Govt Growth in 1920s

http://www.cato.org/pubs/journal/cj16n2-2.html
Were it not for the Great Depression, government growth would have been slower in the 1930s than it was, because there would have been no call to respond to a national economic crisis. But government was expanding its programs, its powers, and its budget during the 1920s in the relatively passive presidential administration of Calvin Coolidge, as a part of the trend of government growth that had begun with the Progressive era around the turn of the century. If the trends of the 1920s had continued, federal government growth would have been substantial with or without the Great Depression and with or without the New Deal. For Coolidge, being pro-business did not mean being anti-government (or anti-labor, or anti-agriculture), and Coolidge supported the expansion of government in almost every area, although not to the degree desired by some of his critics.
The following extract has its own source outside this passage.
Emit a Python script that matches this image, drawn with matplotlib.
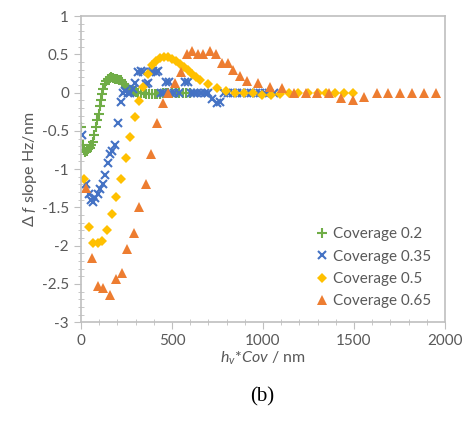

The point of this paper is to try to shed some light on the remarkable phenomenon of government growth in the 20th century that is illustrated in Figure 1. By looking at the decade before the New Deal, this paper shows that it was not the New Deal or the nation's response to the Great Depression that triggered the growth of the federal government. The seeds were sown in the Progressive era prior to World War I, and the 1920s served to reinforce those principles of government established during the Progressive era by continuing to expand the government's reach. The 1920s did not represent a plateau in government activity that was reversed by the New Deal; rather, the foundations for the New Deal were established by the increasing scope of federal government activity during the 1920s.